Book by Melissa Müller

Anne Frank: The Biography is the first full biography of Holocaust diarist Anne Frank. Written by Melissa Müller, it was initially published in 1998 in Germany. The book was the basis for the mini-series Anne Frank: The Whole Story (2001).

==Summary==

Anne Frank was born on 12 June 1929 to a lower- or middle-class Jewish family in Frankfurt, Germany. They feel the early threats of Nazism as Hitler rises to power in 1933. Soon her family emigrates to the Netherlands, where Anne enjoys an idyllic life centred on school, socializing, boys and sleepovers. However, the situation changes quickly once Germany invades the Netherlands in May 1940. The family is forced to go into hiding with another family at the back building of the family business.
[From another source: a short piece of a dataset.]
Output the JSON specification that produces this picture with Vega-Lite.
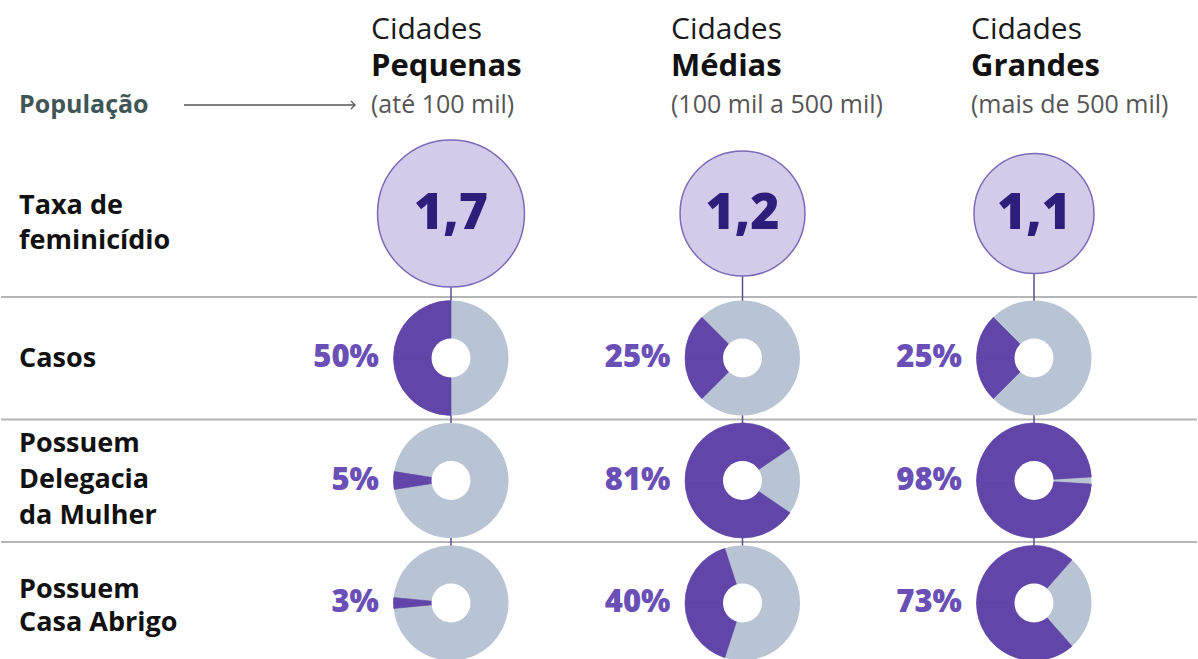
{
  "$schema": "https://vega.github.io/schema/vega-lite/v6.json",
  "width": 1198,
  "height": 659,
  "autosize": {"type": "fit", "contains": "padding"},
  "padding": 0,
  "background": "white",
  "config": {
    "view": {"stroke": null},
    "font": "Open Sans",
    "locale": {"number": {"decimal": ",", "thousands": ".", "grouping": [3], "currency": ["R$ ", ""]}}
  },
  "datasets": {
    "cidades": [
      {"cidade": "Pequenas", "titulo": "Cidades", "faixa": "(até 100 mil)", "taxa": 1.7},
      {"cidade": "Médias", "titulo": "Cidades", "faixa": "(100 mil a 500 mil)", "taxa": 1.2},
      {"cidade": "Grandes", "titulo": "Cidades", "faixa": "(mais de 500 mil)", "taxa": 1.1}
    ],
    "indicadores": [
      {"cidade": "Pequenas", "linha": "Casos", "pct": 0.50},
      {"cidade": "Médias", "linha": "Casos", "pct": 0.25},
      {"cidade": "Grandes", "linha": "Casos", "pct": 0.25},
      {"cidade": "Pequenas", "linha": "Delegacia", "pct": 0.05},
      {"cidade": "Médias", "linha": "Delegacia", "pct": 0.81},
      {"cidade": "Grandes", "linha": "Delegacia", "pct": 0.98},
      {"cidade": "Pequenas", "linha": "Abrigo", "pct": 0.03},
      {"cidade": "Médias", "linha": "Abrigo", "pct": 0.40},
      {"cidade": "Grandes", "linha": "Abrigo", "pct": 0.73}
    ],
    "linhas": [
      {"linha": "Taxa", "texto": "Taxa de\nfeminicídio"},
      {"linha": "Casos", "texto": "Casos"},
      {"linha": "Delegacia", "texto": "Possuem\nDelegacia\nda Mulher"},
      {"linha": "Abrigo", "texto": "Possuem\nCasa Abrigo"}
    ]
  },
  "layer": [
    {
      "resolve": {"scale": {"theta": "independent"}},
      "encoding": {
        "x": {"field": "cidade", "type": "nominal", "axis": null,
              "scale": {"type": "point", "domain": ["Pequenas", "Médias", "Grandes"], "range": [450, 1033], "padding": 0}},
        "y": {"field": "linha", "type": "nominal", "axis": null,
              "scale": {"type": "point", "domain": ["cab", "Taxa", "Casos", "Delegacia", "Abrigo"], "range": [113, 603], "padding": 0}}
      },
      "layer": [
        {
          "data": {"name": "linhas"},
          "transform": [{"filter": "datum.linha !== 'Taxa'"}],
          "mark": {"type": "rule", "color": "#b5b5b5", "strokeWidth": 2, "yOffset": -61},
          "encoding": {"x": null}
        },
        {
          "data": {"name": "cidades"},
          "mark": {"type": "rule", "color": "#5b4f8e", "strokeWidth": 1.5},
          "encoding": {
            "y": {"datum": "Taxa"},
            "y2": {"datum": "Abrigo"}
          }
        },
        {
          "data": {"name": "cidades"},
          "mark": {"type": "point", "shape": "circle", "filled": true, "fill": "#d4cbea", "stroke": "#7c69b8", "strokeWidth": 1.5, "opacity": 1, "yOffset": -22},
          "encoding": {
            "y": {"datum": "Taxa"},
            "size": {"field": "taxa", "type": "quantitative", "legend": null,
                     "scale": {"domain": [1.1, 1.7], "range": [14400, 21600]}}
          }
        },
        {
          "data": {"name": "cidades"},
          "mark": {"type": "text", "fontSize": 50, "fontWeight": 800, "color": "#2d1e7c", "align": "center", "baseline": "middle", "yOffset": -22},
          "encoding": {
            "y": {"datum": "Taxa"},
            "text": {"field": "taxa", "type": "quantitative", "format": ".1f"}
          }
        },
        {
          "data": {"name": "indicadores"},
          "mark": {"type": "point", "shape": "circle", "filled": true, "color": "#b8c3d3", "opacity": 1, "size": 13225, "strokeWidth": 0}
        },
        {
          "data": {"name": "indicadores"},
          "mark": {"type": "arc", "outerRadius": 57.5, "innerRadius": 0, "color": "#6145a8", "stroke": "#6145a8", "strokeWidth": 0.6},
          "encoding": {
            "theta": {"field": "pct", "type": "quantitative", "stack": null,
                      "scale": {"type": "linear", "domain": [0, 1], "range": [4.712389, 1.570796]}},
            "theta2": {"datum": 0}
          }
        },
        {
          "data": {"name": "indicadores"},
          "mark": {"type": "arc", "outerRadius": 57.5, "innerRadius": 0, "color": "#6145a8", "stroke": "#6145a8", "strokeWidth": 0.6},
          "encoding": {
            "theta": {"field": "pct", "type": "quantitative", "stack": null,
                      "scale": {"type": "linear", "domain": [0, 1], "range": [4.712389, 7.853982]}},
            "theta2": {"datum": 0}
          }
        },
        {
          "data": {"name": "indicadores"},
          "mark": {"type": "point", "shape": "circle", "filled": true, "color": "white", "opacity": 1, "size": 1521, "strokeWidth": 0}
        },
        {
          "data": {"name": "indicadores"},
          "mark": {"type": "text", "fontSize": 31, "fontWeight": 800, "color": "#6a4fb7", "align": "right", "baseline": "middle", "xOffset": -72},
          "encoding": {
            "text": {"field": "pct", "type": "quantitative", "format": ".0%"}
          }
        },
        {
          "data": {"name": "linhas"},
          "transform": [{"filter": "datum.linha === 'Taxa'"}],
          "mark": {"type": "text", "fontSize": 27, "fontWeight": "bold", "color": "#111111", "align": "left", "baseline": "middle", "lineBreak": "\n", "lineHeight": 35, "xOffset": -432, "yOffset": -30},
          "encoding": {
            "x": {"datum": "Pequenas"},
            "text": {"field": "texto", "type": "nominal"}
          }
        },
        {
          "data": {"name": "linhas"},
          "transform": [{"filter": "datum.linha === 'Casos'"}],
          "mark": {"type": "text", "fontSize": 27, "fontWeight": "bold", "color": "#111111", "align": "left", "baseline": "middle", "lineBreak": "\n", "lineHeight": 35, "xOffset": -432, "yOffset": 1},
          "encoding": {
            "x": {"datum": "Pequenas"},
            "text": {"field": "texto", "type": "nominal"}
          }
        },
        {
          "data": {"name": "linhas"},
          "transform": [{"filter": "datum.linha === 'Delegacia'"}],
          "mark": {"type": "text", "fontSize": 27, "fontWeight": "bold", "color": "#111111", "align": "left", "baseline": "middle", "lineBreak": "\n", "lineHeight": 36, "xOffset": -432, "yOffset": -37},
          "encoding": {
            "x": {"datum": "Pequenas"},
            "text": {"field": "texto", "type": "nominal"}
          }
        },
        {
          "data": {"name": "linhas"},
          "transform": [{"filter": "datum.linha === 'Abrigo'"}],
          "mark": {"type": "text", "fontSize": 27, "fontWeight": "bold", "color": "#111111", "align": "left", "baseline": "middle", "lineBreak": "\n", "lineHeight": 33, "xOffset": -432, "yOffset": -13},
          "encoding": {
            "x": {"datum": "Pequenas"},
            "text": {"field": "texto", "type": "nominal"}
          }
        },
        {
          "data": {"values": [{"rotulo": "População"}]},
          "mark": {"type": "text", "fontSize": 25, "fontWeight": "bold", "color": "#3f5656", "align": "left", "baseline": "alphabetic", "xOffset": -432, "yOffset": 0},
          "encoding": {
            "x": {"datum": "Pequenas"},
            "y": {"datum": "cab"},
            "text": {"field": "rotulo", "type": "nominal"}
          }
        },
        {
          "data": {"values": [{"rotulo": "População"}]},
          "mark": {"type": "rule", "color": "#555555", "strokeWidth": 1.3, "xOffset": -267, "x2Offset": -96, "yOffset": -8},
          "encoding": {
            "x": {"datum": "Pequenas"},
            "x2": {"datum": "Pequenas"},
            "y": {"datum": "cab"}
          }
        },
        {
          "data": {"values": [{"rotulo": "População"}]},
          "mark": {"type": "point", "shape": "M-1,-1L0,0L-1,1", "filled": false, "stroke": "#555555", "strokeWidth": 1.3, "size": 64, "opacity": 1, "xOffset": -96, "yOffset": -8},
          "encoding": {
            "x": {"datum": "Pequenas"},
            "y": {"datum": "cab"}
          }
        }
      ]
    },
    {
      "data": {"name": "cidades"},
      "encoding": {
        "x": {"field": "cidade", "type": "nominal", "axis": null,
              "scale": {"type": "point", "domain": ["Pequenas", "Médias", "Grandes"], "range": [370, 970], "padding": 0}},
        "y": {"datum": "cab", "type": "nominal", "axis": null,
              "scale": {"type": "point", "domain": ["cab", "Taxa", "Casos", "Delegacia", "Abrigo"], "range": [113, 603], "padding": 0}}
      },
      "layer": [
        {
          "mark": {"type": "text", "fontSize": 30, "fontWeight": "normal", "color": "#1a1a1a", "align": "left", "baseline": "alphabetic", "yOffset": -74},
          "encoding": {"text": {"field": "titulo", "type": "nominal"}}
        },
        {
          "mark": {"type": "text", "fontSize": 31, "fontWeight": "bold", "color": "#111111", "align": "left", "baseline": "alphabetic", "yOffset": -37},
          "encoding": {"text": {"field": "cidade", "type": "nominal"}}
        },
        {
          "mark": {"type": "text", "fontSize": 25, "fontWeight": "normal", "color": "#555555", "align": "left", "baseline": "alphabetic", "yOffset": 0},
          "encoding": {"text": {"field": "faixa", "type": "nominal"}}
        }
      ]
    }
  ],
  "resolve": {"scale": {"x": "independent"}}
}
Anne faithfully keeps a diary describing everyday situations and her thoughts and beliefs. After two years and one month, they are betrayed by unknown parties and sent to concentration camps, where they all die, with the exception of Anne's father, Otto Frank. The book ends with an afterword by one of the women who hid them, Otto Frank's secretary Miep Gies.